───── Material ─────

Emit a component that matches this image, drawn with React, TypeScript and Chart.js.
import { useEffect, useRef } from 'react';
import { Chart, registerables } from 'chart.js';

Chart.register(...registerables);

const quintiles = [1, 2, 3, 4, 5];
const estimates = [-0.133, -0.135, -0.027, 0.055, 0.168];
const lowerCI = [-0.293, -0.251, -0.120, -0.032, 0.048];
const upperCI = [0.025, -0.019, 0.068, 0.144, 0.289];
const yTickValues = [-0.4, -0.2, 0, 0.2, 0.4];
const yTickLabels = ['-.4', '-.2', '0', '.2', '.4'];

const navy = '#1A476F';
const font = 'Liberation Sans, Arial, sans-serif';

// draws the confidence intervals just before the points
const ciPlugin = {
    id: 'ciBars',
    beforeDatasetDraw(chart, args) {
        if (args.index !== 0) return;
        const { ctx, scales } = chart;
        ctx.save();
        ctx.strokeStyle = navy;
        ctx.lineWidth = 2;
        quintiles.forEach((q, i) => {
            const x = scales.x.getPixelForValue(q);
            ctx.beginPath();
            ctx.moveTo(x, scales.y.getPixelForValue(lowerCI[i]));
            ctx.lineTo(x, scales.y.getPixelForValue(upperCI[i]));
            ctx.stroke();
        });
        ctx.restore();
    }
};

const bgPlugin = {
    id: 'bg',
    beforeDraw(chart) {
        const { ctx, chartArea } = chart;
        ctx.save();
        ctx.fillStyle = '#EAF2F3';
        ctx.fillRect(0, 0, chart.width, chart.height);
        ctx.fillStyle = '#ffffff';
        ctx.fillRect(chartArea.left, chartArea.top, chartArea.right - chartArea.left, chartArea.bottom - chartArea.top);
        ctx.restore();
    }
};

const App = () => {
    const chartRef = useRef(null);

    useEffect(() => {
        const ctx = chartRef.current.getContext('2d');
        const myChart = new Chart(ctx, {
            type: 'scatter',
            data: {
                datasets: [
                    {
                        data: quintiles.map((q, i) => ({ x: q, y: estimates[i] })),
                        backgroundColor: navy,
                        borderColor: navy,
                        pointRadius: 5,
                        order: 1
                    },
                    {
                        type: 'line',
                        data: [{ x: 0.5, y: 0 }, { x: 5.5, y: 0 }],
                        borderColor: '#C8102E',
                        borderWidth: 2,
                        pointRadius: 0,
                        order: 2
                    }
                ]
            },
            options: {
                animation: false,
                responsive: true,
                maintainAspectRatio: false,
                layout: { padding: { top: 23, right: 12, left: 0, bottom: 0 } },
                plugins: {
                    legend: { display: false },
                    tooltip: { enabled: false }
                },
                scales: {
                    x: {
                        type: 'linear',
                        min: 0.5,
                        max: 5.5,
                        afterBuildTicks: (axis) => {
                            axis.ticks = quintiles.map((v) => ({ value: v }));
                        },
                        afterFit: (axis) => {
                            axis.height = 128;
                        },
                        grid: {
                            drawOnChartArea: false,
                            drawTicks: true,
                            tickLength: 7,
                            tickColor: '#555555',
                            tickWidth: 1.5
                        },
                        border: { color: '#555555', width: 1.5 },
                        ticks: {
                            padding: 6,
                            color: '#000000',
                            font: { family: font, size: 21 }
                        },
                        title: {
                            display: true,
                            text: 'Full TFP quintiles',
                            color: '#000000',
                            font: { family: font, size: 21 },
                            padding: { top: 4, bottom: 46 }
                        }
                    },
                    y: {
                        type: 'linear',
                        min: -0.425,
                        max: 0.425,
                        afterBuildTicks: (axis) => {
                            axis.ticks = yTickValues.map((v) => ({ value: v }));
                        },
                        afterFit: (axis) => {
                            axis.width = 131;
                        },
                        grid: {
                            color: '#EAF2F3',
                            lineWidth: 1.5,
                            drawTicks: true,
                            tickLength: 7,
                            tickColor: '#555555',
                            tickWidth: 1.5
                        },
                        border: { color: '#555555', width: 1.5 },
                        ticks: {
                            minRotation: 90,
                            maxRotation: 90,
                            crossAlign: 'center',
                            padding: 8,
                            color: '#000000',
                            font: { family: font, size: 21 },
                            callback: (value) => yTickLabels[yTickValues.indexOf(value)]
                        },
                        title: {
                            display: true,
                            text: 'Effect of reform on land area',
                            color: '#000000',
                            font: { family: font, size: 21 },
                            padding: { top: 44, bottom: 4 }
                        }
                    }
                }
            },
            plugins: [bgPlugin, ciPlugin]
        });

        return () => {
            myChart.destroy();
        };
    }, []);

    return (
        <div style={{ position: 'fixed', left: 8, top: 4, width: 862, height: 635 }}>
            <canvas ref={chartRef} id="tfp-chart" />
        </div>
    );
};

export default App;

─────

_Exercise brief_
Your task is to transcribe the listing above in full, exactly as given.

_Answer in full_
Emit a component that matches this image, drawn with React, TypeScript and Chart.js.
import { useEffect, useRef } from 'react';
import { Chart, registerables } from 'chart.js';

Chart.register(...registerables);

const quintiles = [1, 2, 3, 4, 5];
const estimates = [-0.133, -0.135, -0.027, 0.055, 0.168];
const lowerCI = [-0.293, -0.251, -0.120, -0.032, 0.048];
const upperCI = [0.025, -0.019, 0.068, 0.144, 0.289];
const yTickValues = [-0.4, -0.2, 0, 0.2, 0.4];
const yTickLabels = ['-.4', '-.2', '0', '.2', '.4'];

const navy = '#1A476F';
const font = 'Liberation Sans, Arial, sans-serif';

// draws the confidence intervals just before the points
const ciPlugin = {
    id: 'ciBars',
    beforeDatasetDraw(chart, args) {
        if (args.index !== 0) return;
        const { ctx, scales } = chart;
        ctx.save();
        ctx.strokeStyle = navy;
        ctx.lineWidth = 2;
        quintiles.forEach((q, i) => {
            const x = scales.x.getPixelForValue(q);
            ctx.beginPath();
            ctx.moveTo(x, scales.y.getPixelForValue(lowerCI[i]));
            ctx.lineTo(x, scales.y.getPixelForValue(upperCI[i]));
            ctx.stroke();
        });
        ctx.restore();
    }
};

const bgPlugin = {
    id: 'bg',
    beforeDraw(chart) {
        const { ctx, chartArea } = chart;
        ctx.save();
        ctx.fillStyle = '#EAF2F3';
        ctx.fillRect(0, 0, chart.width, chart.height);
        ctx.fillStyle = '#ffffff';
        ctx.fillRect(chartArea.left, chartArea.top, chartArea.right - chartArea.left, chartArea.bottom - chartArea.top);
        ctx.restore();
    }
};

const App = () => {
    const chartRef = useRef(null);

    useEffect(() => {
        const ctx = chartRef.current.getContext('2d');
        const myChart = new Chart(ctx, {
            type: 'scatter',
            data: {
                datasets: [
                    {
                        data: quintiles.map((q, i) => ({ x: q, y: estimates[i] })),
                        backgroundColor: navy,
                        borderColor: navy,
                        pointRadius: 5,
                        order: 1
                    },
                    {
                        type: 'line',
                        data: [{ x: 0.5, y: 0 }, { x: 5.5, y: 0 }],
                        borderColor: '#C8102E',
                        borderWidth: 2,
                        pointRadius: 0,
                        order: 2
                    }
                ]
            },
            options: {
                animation: false,
                responsive: true,
                maintainAspectRatio: false,
                layout: { padding: { top: 23, right: 12, left: 0, bottom: 0 } },
                plugins: {
                    legend: { display: false },
                    tooltip: { enabled: false }
                },
                scales: {
                    x: {
                        type: 'linear',
                        min: 0.5,
                        max: 5.5,
                        afterBuildTicks: (axis) => {
                            axis.ticks = quintiles.map((v) => ({ value: v }));
                        },
                        afterFit: (axis) => {
                            axis.height = 128;
                        },
                        grid: {
                            drawOnChartArea: false,
                            drawTicks: true,
                            tickLength: 7,
                            tickColor: '#555555',
                            tickWidth: 1.5
                        },
                        border: { color: '#555555', width: 1.5 },
                        ticks: {
                            padding: 6,
                            color: '#000000',
                            font: { family: font, size: 21 }
                        },
                        title: {
                            display: true,
                            text: 'Full TFP quintiles',
                            color: '#000000',
                            font: { family: font, size: 21 },
                            padding: { top: 4, bottom: 46 }
                        }
                    },
                    y: {
                        type: 'linear',
                        min: -0.425,
                        max: 0.425,
                        afterBuildTicks: (axis) => {
                            axis.ticks = yTickValues.map((v) => ({ value: v }));
                        },
                        afterFit: (axis) => {
                            axis.width = 131;
                        },
                        grid: {
                            color: '#EAF2F3',
                            lineWidth: 1.5,
                            drawTicks: true,
                            tickLength: 7,
                            tickColor: '#555555',
                            tickWidth: 1.5
                        },
                        border: { color: '#555555', width: 1.5 },
                        ticks: {
                            minRotation: 90,
                            maxRotation: 90,
                            crossAlign: 'center',
                            padding: 8,
                            color: '#000000',
                            font: { family: font, size: 21 },
                            callback: (value) => yTickLabels[yTickValues.indexOf(value)]
                        },
                        title: {
                            display: true,
                            text: 'Effect of reform on land area',
                            color: '#000000',
                            font: { family: font, size: 21 },
                            padding: { top: 44, bottom: 4 }
                        }
                    }
                }
            },
            plugins: [bgPlugin, ciPlugin]
        });

        return () => {
            myChart.destroy();
        };
    }, []);

    return (
        <div style={{ position: 'fixed', left: 8, top: 4, width: 862, height: 635 }}>
            <canvas ref={chartRef} id="tfp-chart" />
        </div>
    );
};

export default App;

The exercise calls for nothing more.